Personal information
- Born: March 18, 1923 Bisbee, Arizona, U.S.
- Died: March 6, 1998 (aged 74) Poway, California, U.S.
- Listed height: 6 ft 3 in (1.91 m)
- Listed weight: 235 lb (107 kg)

Career information
- High school: Hoover (San Diego, California)
- College: Navy (1942–1944)

Career history
- Los Angeles Rams (1947)*; Detroit Lions (1947);
- * Offseason or practice squad member only

Awards and highlights
- Consensus All-American (1944); Second-team All-Eastern (1944);
- Stats at Pro Football Reference

= Ben Chase =

American football player (1923–1998)

Benjamin Semple Chase III (March 18, 1923 – March 6, 1998) was an American professional football guard who played one season with the Detroit Lions of the National Football League (NFL). He played college football at the United States Naval Academy.

==Early life==
Benjamin Semple Chase III was born on March 18, 1923, in Bisbee, Arizona. He attended Herbert Hoover High School in San Diego, California.

==College career==
Chase played college football for the Navy Midshipmen of the United States Naval Academy and was a three-year letterman from 1942 to 1944. He was a consensus All-American in 1944. Despite this, he was only named second-team All-Eastern by the Associated Press in 1944. He served in the United States Navy after his college career.

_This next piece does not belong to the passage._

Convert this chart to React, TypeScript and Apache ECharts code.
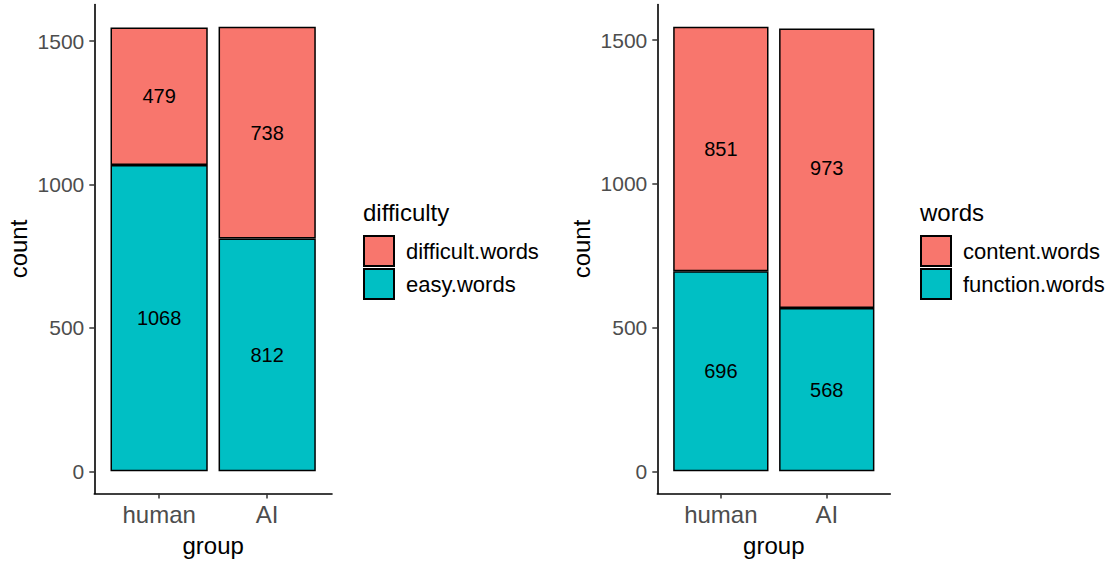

He played for the 1945 Little Creek Amphibs football team.

==Professional career==
Chase signed with the Los Angeles Rams of the National Football League in 1947 but was later waived.

He was claimed off waivers by the Detroit Lions on September 24, 1947. He played in 11 games for the Lions during the 1947 season, recording two fumble recoveries.

==Personal life==
Chase died on March 6, 1998, in Poway, California.